What’s needed, of course, is a policy solution which addresses this, ensuring that people from Wales are educated and trained to a level that holds its own with the best in the world, and ensuring that there are opportunities for them to stay if they want to. Not only that, but this needs to be done in such a way that doesn’t restrict the benefits to a small elite of highly-trained specialists, but brings increased prosperity across the whole of society.

I’m not going to claim that there is a magic bullet for this, but there are some excellent suggestions in the links above. We also have examples of good practice from many other countries, not least Ireland, which used to have a far bigger problem than Wales in this respect but has turned things around to an astonishing extent (and not just because of its EU membership by any means). Look out for some ideas in Gwlad’s manifesto when it comes out.

 

6 thoughts on “The Sharp End of the Brain Drain

  1. Are amongst the planning decisions you lament the one which bulldozed the old Central Station and put that shopping centre thing in its place? I’ve always found it odd that the Beeching era hatchet job left that piddly little ‘branch’ line there at all.
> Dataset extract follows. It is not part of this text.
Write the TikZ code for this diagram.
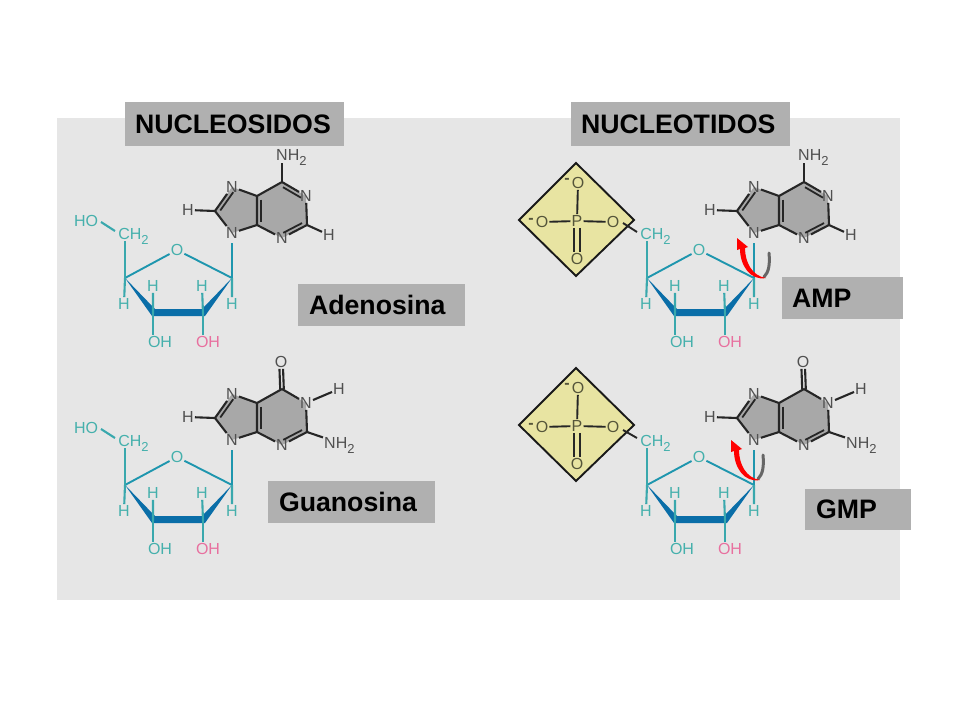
\documentclass[tikz,border=0pt]{standalone}
\usepackage{fontspec}
\setmainfont{Liberation Sans}
\usetikzlibrary{calc}
\definecolor{panelgray}{HTML}{E6E6E6}
\definecolor{boxgray}{HTML}{B0B0B0}
\definecolor{ringgray}{HTML}{A8A8A8}
\definecolor{atomgray}{HTML}{505050}
\definecolor{sugarteal}{HTML}{45B0AC}
\definecolor{bondblue}{HTML}{1E96AE}
\definecolor{wedgeblue}{HTML}{0A6EA8}
\definecolor{riboserose}{HTML}{E8709F}
\definecolor{phosphyellow}{HTML}{E8E4A2}
\definecolor{atomolive}{HTML}{55553A}
\tikzset{
	atom/.style={inner sep=1pt,text height=11.5pt,text depth=0pt,font=\fontsize{16}{16}\selectfont},
	sugaratom/.style={atom,text=sugarteal},
	baseatom/.style={atom,text=atomgray},
	phosatom/.style={atom,text=atomolive},
	sugarbond/.style={draw=bondblue,line width=1.9pt},
	tealbond/.style={draw=sugarteal!70!bondblue,line width=2.1pt},
	basebond/.style={draw=black!85,line width=2.1pt},
	phosbond/.style={draw=black!85,line width=1.9pt},
	chargemark/.style={inner sep=0pt,text=atomolive,font=\fontsize{16}{16}\bfseries\selectfont},
	titlebox/.style={fill=boxgray,font=\fontsize{26.7}{26.7}\bfseries\selectfont,inner ysep=0pt,align=left,text=black}
}
\newcommand{\subtwo}{\raisebox{-5pt}{\fontsize{13}{13}\selectfont 2}}
% second stroke of a double bond
\newcommand{\dbl}[2]{\draw[basebond,line width=1.8pt,shorten >=3.5pt,shorten <=3.5pt] ($(#1)!4pt!90:(#2)$) -- ($(#2)!4pt!-90:(#1)$);}
% ribose ring: prefix, shift x, shift y
\newcommand{\ribose}[3]{
	\begin{scope}[shift={(#2,#3)}]
		\fill[wedgeblue] (125,278) -- (152,316) -- (205,316) -- (232,278) -- (202,309) -- (155,309) -- cycle;
		\coordinate (#1c4) at (125,278);
		\coordinate (#1c1) at (232,278);
		\coordinate (#1c3) at (153,314);
		\coordinate (#1c2) at (203,314);
		\node[sugaratom] (#1o) at (177,250) {O};
		\node[sugaratom] (#1h4) at (124,304) {H};
		\node[sugaratom] (#1h1) at (232,304) {H};
		\node[sugaratom] (#1h3) at (153,286) {H};
		\node[sugaratom] (#1h2) at (202,286) {H};
		\node[sugaratom] (#1oh3) at (160,342) {OH};
		\node[atom,text=riboserose] (#1oh2) at (208,342) {OH};
		\node[sugaratom] (#1ch) at (133.5,234) {CH\subtwo};
		\coordinate (#1up) at (232,243);
		\draw[sugarbond] (#1c4) -- (#1o) (#1o) -- (#1c1);
		\draw[tealbond] (#1c4) -- (#1h4) (#1c1) -- (#1h1);
		\draw[tealbond] (#1c3) -- (#1h3) (#1c2) -- (#1h2);
		\draw[tealbond] (#1c3) -- (#1c3 |- #1oh3.north) (#1c2) -- (#1c2 |- #1oh2.north);
		\draw[tealbond] (#1c4) -- (#1c4 |- #1ch.south);
		\draw[sugarbond] (#1c1) -- (#1up);
	\end{scope}
}
% free 5' hydroxyl of the nucleosides
\newcommand{\hydroxyl}[3]{
	\begin{scope}[shift={(#2,#3)}]
		\node[sugaratom] (#1ho) at (86,221) {HO};
		\coordinate (#1hoend) at (101,222);
		\coordinate (#1chend) at (115,231);
		\draw[tealbond] (#1hoend) -- (#1chend);
	\end{scope}
}
% purine skeleton shared by both bases
\newcommand{\purine}[3]{
	\begin{scope}[shift={(#2,#3)}]
		\fill[ringgray] (232,233) -- (215,211) -- (232,187) -- (257,196) -- (282,182) -- (306,196) -- (307,225) -- (282,238) -- (257,225) -- cycle;
		\coordinate (#1c8) at (215,211);
		\coordinate (#1c5) at (257,196);
		\coordinate (#1c4b) at (257,225);
		\coordinate (#1c6) at (282,182);
		\coordinate (#1c2b) at (307,225);
		\node[baseatom] (#1n9) at (232,233) {N};
		\node[baseatom] (#1n7) at (232,187) {N};
		\node[baseatom] (#1n3) at (282,238) {N};
		\node[baseatom] (#1n1) at (306,196) {N};
		\node[baseatom] (#1h8) at (188,210) {H};
		\draw[basebond] (#1n9) -- (#1c8) -- (#1n7) (#1n7) -- (#1c5) -- (#1c6);
		\draw[basebond] (#1c5) -- (#1c4b) -- (#1n9) (#1c4b) -- (#1n3) -- (#1c2b);
		\draw[basebond] (#1c6) -- (#1n1) -- (#1c2b);
		\draw[basebond] (#1c8) -- (#1h8);
		\dbl{#1n7}{#1c8}
		\dbl{#1c5}{#1c4b}
		\dbl{#1n3}{#1c2b}
	\end{scope}
}
\newcommand{\adenine}[3]{
	\purine{#1}{#2}{#3}
	\begin{scope}[shift={(#2,#3)}]
		\node[baseatom] (#1h2b) at (329,235) {H};
		\node[baseatom,anchor=west] (#1nh2) at (275,155) {NH\subtwo};
		\coordinate (#1nh2n) at (282,163);
		\draw[basebond] (#1c2b) -- (#1h2b);
		\draw[basebond] (#1c6) -- (#1nh2n);
		\dbl{#1n1}{#1c6}
	\end{scope}
}
\newcommand{\guanine}[3]{
	\purine{#1}{#2}{#3}
	\begin{scope}[shift={(#2,#3)}]
		\node[baseatom] (#1hn) at (339,182) {H};
		\node[baseatom] (#1ox) at (281,155) {O};
		\node[baseatom,anchor=west] (#1nh2) at (323,236) {NH\subtwo};
		\draw[basebond] (#1c2b) -- (#1nh2);
		\draw[basebond] (#1n1) -- (#1hn);
		\draw[basebond,transform canvas={xshift=-1.8pt,yshift=0pt}] (#1c6) -- (#1ox);
		\draw[basebond,transform canvas={xshift=1.8pt,yshift=0pt}] (#1c6) -- (#1ox);
	\end{scope}
}
% phosphate in its diamond: prefix, shift x, shift y
\newcommand{\phosphate}[3]{
	\begin{scope}[shift={(#2,#3)}]
		\draw[fill=phosphyellow,line width=1.9pt,draw=black!90,line join=miter] (576,163) -- (519,220) -- (576,276) -- (634,220) -- cycle;
		\node[phosatom] (#1p) at (577,221) {P};
		\node[phosatom] (#1otop) at (578,183) {O};
		\node[phosatom] (#1oleft) at (542,222) {O};
		\node[phosatom] (#1oright) at (613,222) {O};
		\node[phosatom] (#1obot) at (577,259) {O};
		\node[chargemark] (#1mtop) at (567,181) {-};
		\node[chargemark] (#1mleft) at (531,221) {-};
		\draw[phosbond] (#1p) -- (#1otop);
		\draw[phosbond] (#1p) -- (#1oleft);
		\draw[phosbond] (#1p) -- (#1oright);
		\draw[phosbond,transform canvas={xshift=-3pt,yshift=0pt}] (#1p) -- (#1obot);
		\draw[phosbond,transform canvas={xshift=3pt,yshift=0pt}] (#1p) -- (#1obot);
	\end{scope}
}
% tapered red arrow with the grey arc behind it
\newcommand{\flip}[3]{
	\begin{scope}[shift={(#2,#3)}]
		\coordinate (#1arctop) at (769,253);
		\coordinate (#1arcend) at (764,277);
		\draw[line width=3pt,draw=black!60,line cap=round] (#1arctop) .. controls (770,264) and (769,272) .. (#1arcend);
		\fill[red] (766,278) .. controls (752,276) and (745,262) .. (745,248) -- (748,247) -- (737,238) -- (737,250) -- (740,249) .. controls (740,265) and (750,281) .. (766,278) -- cycle;
	\end{scope}
}
\begin{document}
\begin{tikzpicture}[x=1pt,y=-1pt]
	\useasboundingbox (0,0) rectangle (960,720);
	\fill[panelgray] (57,118) rectangle (900,600);
	\node[titlebox,inner xsep=10pt,text width=199pt,minimum height=44pt] (nucleosidos) at (234.5,124) {NUCLEOSIDOS};
	\node[titlebox,inner xsep=10pt,text width=199pt,minimum height=44pt] (nucleotidos) at (680.5,124) {NUCLEOTIDOS};
	\node[titlebox,inner xsep=11pt,text width=145pt,minimum height=42pt] (adenosina) at (381.5,305) {Adenosina};
	\node[titlebox,inner xsep=11pt,text width=145pt,minimum height=42pt] (guanosina) at (351.5,502) {Guanosina};
	\node[titlebox,inner xsep=10pt,text width=101pt,minimum height=42pt] (amp) at (842.5,298) {AMP};
	\node[titlebox,inner xsep=11pt,text width=84pt,minimum height=41pt] (gmp) at (858,509.5) {GMP};
	\ribose{a}{0}{0}
	\hydroxyl{a}{0}{0}
	\adenine{a}{0}{0}
	\ribose{g}{0}{207}
	\hydroxyl{g}{0}{207}
	\guanine{g}{0}{207}
	\phosphate{pa}{0}{0}
	\ribose{ma}{522}{0}
	\adenine{ma}{522}{0}
	\phosphate{pg}{0}{205}
	\ribose{mg}{522}{207}
	\guanine{mg}{522}{207}
	\coordinate (paend) at (623,223);
	\coordinate (paout) at (637,232);
	\coordinate (pgend) at (623,430);
	\coordinate (pgout) at (637,438);
	\draw[phosbond] (paend) -- (paout);
	\draw[phosbond] (pgend) -- (pgout);
	\flip{fa}{0}{0}
	\flip{fg}{-6}{202}
\end{tikzpicture}
\end{document}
Probably a view into the slapdash nature of the execution of one of the worst political decisions in British history, and the seemingly arbitrary approach taken to ‘redesigning’ the railway network, as evidenced by the many anomalies in its present day form.

    A good point on the contrast between Wrexham and its ‘siblings’ over the border. I often make a comparable one myself; why, with no real physicogeographical or administrative divide, are the border settlements either side like night and day when it comes to relative affluence?

    1. I see you know the town.

      When we moved there in 1981 (when I was 11 years old) all that was left of Central Station was a shelter in the middle of a car park; but all the old market halls were still standing, and the old shops around Lambpit Street and Henblas Street. The town had real character, and proper upmarket shops like The Bon menswear shop on Town Hill and the mens’ shoe shop nearby (I think Dodmans’ but I may be wrong). That’s all been obliterated now. The new buildings are of a much lower standard, architecturally and structurally, than the ones they replaced and the Eagles Meadow shopping centre, built out on a limb too far away from the town centre proper, has been dying on its feet for years and is probably done for if Debenhams pulls out, which seems likely. Architecturally it would make an excellent office block or an extension to the Technology Park, but it’s hard to see people investing in commercial property in a post-COVID economy where working from home has been proven to work so well.

      The town’s best hope is that it’s still a fabulous place to live with a real sense of community and a healthy cultural life, so if the future consists of more people working from home then hopefully it can keep its best and brightest from moving away and rediscover its role as a cultural hub for the wider region.

      1. I guess it’s just too far enough away to benefit from the current hip and happening scheme de jour in the North East, the Deeside Enterprise Zone, or whatever they call it?

        1. I’d never thought of the Deeside enterprise park in quite those terms. Wrexham’s economy is actually pretty diverse, though like most of Wales its weakness is that it’s mainly foreign-owned manufacturing plants rather than home-grown businesses, though there are a few of those. Quite a lot of industry in the area supplies Airbus at Broughton in one way or another, so I do worry about the effects of a prolonged downturn in the aviation industry post-COVID.

  2. Oh, another one for your tech guy, all comments seem to have 12:01 as the posted time.